Thank you for this. Ok, that makes sense. I can see why coordinate basis are useful for calculations but could you please elaborate a bit more about why non-coordinate bases are more useful for physical understanding than the coordinate ones (or maybe point me towards some articles)? I am not sure I can easily understand this.

Orodruin
Staff Emeritus
Science Advisor
Homework Helper
Gold Member
Thank you for this. Ok, that makes sense. I can see why coordinate basis are useful for calculations but could you please elaborate a bit more about why non-coordinate bases are more useful for physical understanding than the coordinate ones (or maybe point me towards some articles)? I am not sure I can easily understand this.
Well, even if I adamantly insisted that nonholonomic bases are not necessarily orthonormal, you can choose an orthonormal nonholonomic basis.

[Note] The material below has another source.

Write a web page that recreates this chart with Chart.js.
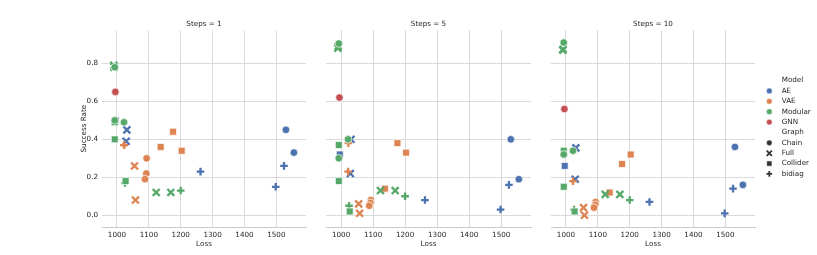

It is then much easier to interpret the resulting vector and tensor components physically.

Demystifier
Science Advisor
Gold Member
why non-coordinate bases are more useful for physical understanding than the coordinate ones
Suppose, for instance, that you define positions in space by positions relative to a set of satellites that move independently of each other. Each satellite can be thought of as a physical object that defines a local tetrad. This set of satellites is a physical model for a non-coordinate basis.

For a physical model of a coordinate basis you would need a large physical mesh, different parts of which do not move independently. In practice, that would be much more difficult to achieve.